> **Stated exercise**
Copy the data below exactly, omitting any picture it contains.

━━━━━━

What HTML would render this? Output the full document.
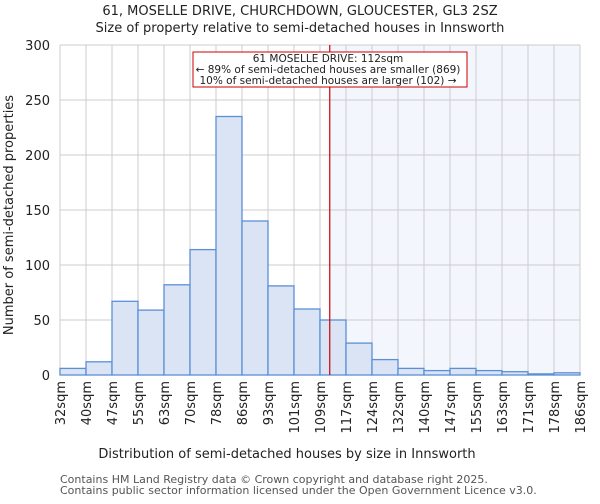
<!DOCTYPE html>
<html><head><meta charset="utf-8"><style>
body{margin:0;background:#fff;font-family:"DejaVu Sans","Liberation Sans",sans-serif}
</style></head><body>
<svg id="c" width="600" height="500" xmlns="http://www.w3.org/2000/svg" font-family="DejaVu Sans, Liberation Sans, sans-serif">
<text x="300" y="15" text-anchor="middle" font-size="13" fill="#222">61, MOSELLE DRIVE, CHURCHDOWN, GLOUCESTER, GL3 2SZ</text>
<text x="300" y="32" text-anchor="middle" font-size="13" fill="#222">Size of property relative to semi-detached houses in Innsworth</text>
<g id="plot"></g>
<text x="287" y="458" text-anchor="middle" font-size="13" fill="#222">Distribution of semi-detached houses by size in Innsworth</text>
<text transform="translate(13,215) rotate(-90)" text-anchor="middle" font-size="13" fill="#222">Number of semi-detached properties</text>
<text x="60" y="483" font-size="11" fill="#555">Contains HM Land Registry data © Crown copyright and database right 2025.</text>
<text x="60" y="494" font-size="11" fill="#555">Contains public sector information licensed under the Open Government Licence v3.0.</text>
</svg>
<script>
const edgeLabels=["32sqm","40sqm","47sqm","55sqm","63sqm","70sqm","78sqm","86sqm","93sqm","101sqm","109sqm","117sqm","124sqm","132sqm","140sqm","147sqm","155sqm","163sqm","171sqm","178sqm","186sqm"];
const counts=[6,12,67,59,82,114,235,140,81,60,50,29,14,6,4,6,4,3,1,2];
const yTicks=[0,50,100,150,200,250,300];
const markerValue=112;
const binStarts=[32,40,47,55,63,70,78,86,93,101,109,117,124,132,140,147,155,163,171,178,186];
const X0=60,X1=580,Y0=375,Y1=45,YMAX=300;
const NS="http://www.w3.org/2000/svg";
const g=document.getElementById('plot');
const n=counts.length,bw=(X1-X0)/n;
const xs=i=>X0+i*bw;
const ys=v=>Y0-(v/YMAX)*(Y0-Y1);
function xv(v){for(let i=0;i<binStarts.length-1;i++){if(v>=binStarts[i]&&v<=binStarts[i+1])return xs(i)+(v-binStarts[i])/(binStarts[i+1]-binStarts[i])*bw;}return X1;}
function mk(t,a){const e=document.createElementNS(NS,t);for(const k in a)e.setAttribute(k,a[k]);g.appendChild(e);return e;}
const mx=xv(markerValue);
let e=mk('rect',{x:mx,y:Y1,width:X1-mx,height:Y0-Y1,fill:'#f3f6fd'});


for(let i=0;i<=n;i++){e=mk('line',{x1:xs(i),x2:xs(i),y1:Y1,y2:Y0,stroke:'#ccc','stroke-width':1});

}
yTicks.forEach(t=>{e=mk('line',{x1:X0,x2:X1,y1:ys(t),y2:ys(t),stroke:'#ccc','stroke-width':1});


e=mk('text',{x:X0-10,y:ys(t)+5,'text-anchor':'end','font-size':13,fill:'#222'});e.textContent=t;

});
counts.forEach((c,i)=>{e=mk('rect',{x:xs(i),y:ys(c),width:bw,height:Y0-ys(c),fill:'#dae4f4',stroke:'#5b8fd6','stroke-width':1.3});

});
edgeLabels.forEach((l,i)=>{e=mk('text',{transform:`translate(${xs(i)+5},381) rotate(-90)`,'text-anchor':'end','font-size':13,fill:'#222'});e.textContent=l;

});
e=mk('line',{x1:mx,x2:mx,y1:Y1,y2:Y0,stroke:'#cc0000','stroke-width':1.2});


e=mk('rect',{x:193,y:52,width:274,height:35,fill:'#fff',stroke:'#cc0000','stroke-width':1});


["61 MOSELLE DRIVE: 112sqm","← 89% of semi-detached houses are smaller (869)","10% of semi-detached houses are larger (102) →"].forEach((t,i)=>{
e=mk('text',{x:328,y:62+i*11,'text-anchor':'middle','font-size':10.5,fill:'#222'});e.textContent=t;

});
</script>
</body></html>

━━━━━━

> **Worked solution**
What HTML would render this? Output the full document.
<!DOCTYPE html>
<html><head><meta charset="utf-8"><style>
body{margin:0;background:#fff;font-family:"DejaVu Sans","Liberation Sans",sans-serif}
</style></head><body>
<svg id="c" width="600" height="500" xmlns="http://www.w3.org/2000/svg" font-family="DejaVu Sans, Liberation Sans, sans-serif">
<text x="300" y="15" text-anchor="middle" font-size="13" fill="#222">61, MOSELLE DRIVE, CHURCHDOWN, GLOUCESTER, GL3 2SZ</text>
<text x="300" y="32" text-anchor="middle" font-size="13" fill="#222">Size of property relative to semi-detached houses in Innsworth</text>
<g id="plot"></g>
<text x="287" y="458" text-anchor="middle" font-size="13" fill="#222">Distribution of semi-detached houses by size in Innsworth</text>
<text transform="translate(13,215) rotate(-90)" text-anchor="middle" font-size="13" fill="#222">Number of semi-detached properties</text>
<text x="60" y="483" font-size="11" fill="#555">Contains HM Land Registry data © Crown copyright and database right 2025.</text>
<text x="60" y="494" font-size="11" fill="#555">Contains public sector information licensed under the Open Government Licence v3.0.</text>
</svg>
<script>
const edgeLabels=["32sqm","40sqm","47sqm","55sqm","63sqm","70sqm","78sqm","86sqm","93sqm","101sqm","109sqm","117sqm","124sqm","132sqm","140sqm","147sqm","155sqm","163sqm","171sqm","178sqm","186sqm"];
const counts=[6,12,67,59,82,114,235,140,81,60,50,29,14,6,4,6,4,3,1,2];
const yTicks=[0,50,100,150,200,250,300];
const markerValue=112;
const binStarts=[32,40,47,55,63,70,78,86,93,101,109,117,124,132,140,147,155,163,171,178,186];
const X0=60,X1=580,Y0=375,Y1=45,YMAX=300;
const NS="http://www.w3.org/2000/svg";
const g=document.getElementById('plot');
const n=counts.length,bw=(X1-X0)/n;
const xs=i=>X0+i*bw;
const ys=v=>Y0-(v/YMAX)*(Y0-Y1);
function xv(v){for(let i=0;i<binStarts.length-1;i++){if(v>=binStarts[i]&&v<=binStarts[i+1])return xs(i)+(v-binStarts[i])/(binStarts[i+1]-binStarts[i])*bw;}return X1;}
function mk(t,a){const e=document.createElementNS(NS,t);for(const k in a)e.setAttribute(k,a[k]);g.appendChild(e);return e;}
const mx=xv(markerValue);
let e=mk('rect',{x:mx,y:Y1,width:X1-mx,height:Y0-Y1,fill:'#f3f6fd'});


for(let i=0;i<=n;i++){e=mk('line',{x1:xs(i),x2:xs(i),y1:Y1,y2:Y0,stroke:'#ccc','stroke-width':1});

}
yTicks.forEach(t=>{e=mk('line',{x1:X0,x2:X1,y1:ys(t),y2:ys(t),stroke:'#ccc','stroke-width':1});


e=mk('text',{x:X0-10,y:ys(t)+5,'text-anchor':'end','font-size':13,fill:'#222'});e.textContent=t;

});
counts.forEach((c,i)=>{e=mk('rect',{x:xs(i),y:ys(c),width:bw,height:Y0-ys(c),fill:'#dae4f4',stroke:'#5b8fd6','stroke-width':1.3});

});
edgeLabels.forEach((l,i)=>{e=mk('text',{transform:`translate(${xs(i)+5},381) rotate(-90)`,'text-anchor':'end','font-size':13,fill:'#222'});e.textContent=l;

});
e=mk('line',{x1:mx,x2:mx,y1:Y1,y2:Y0,stroke:'#cc0000','stroke-width':1.2});


e=mk('rect',{x:193,y:52,width:274,height:35,fill:'#fff',stroke:'#cc0000','stroke-width':1});


["61 MOSELLE DRIVE: 112sqm","← 89% of semi-detached houses are smaller (869)","10% of semi-detached houses are larger (102) →"].forEach((t,i)=>{
e=mk('text',{x:328,y:62+i*11,'text-anchor':'middle','font-size':10.5,fill:'#222'});e.textContent=t;

});
</script>
</body></html>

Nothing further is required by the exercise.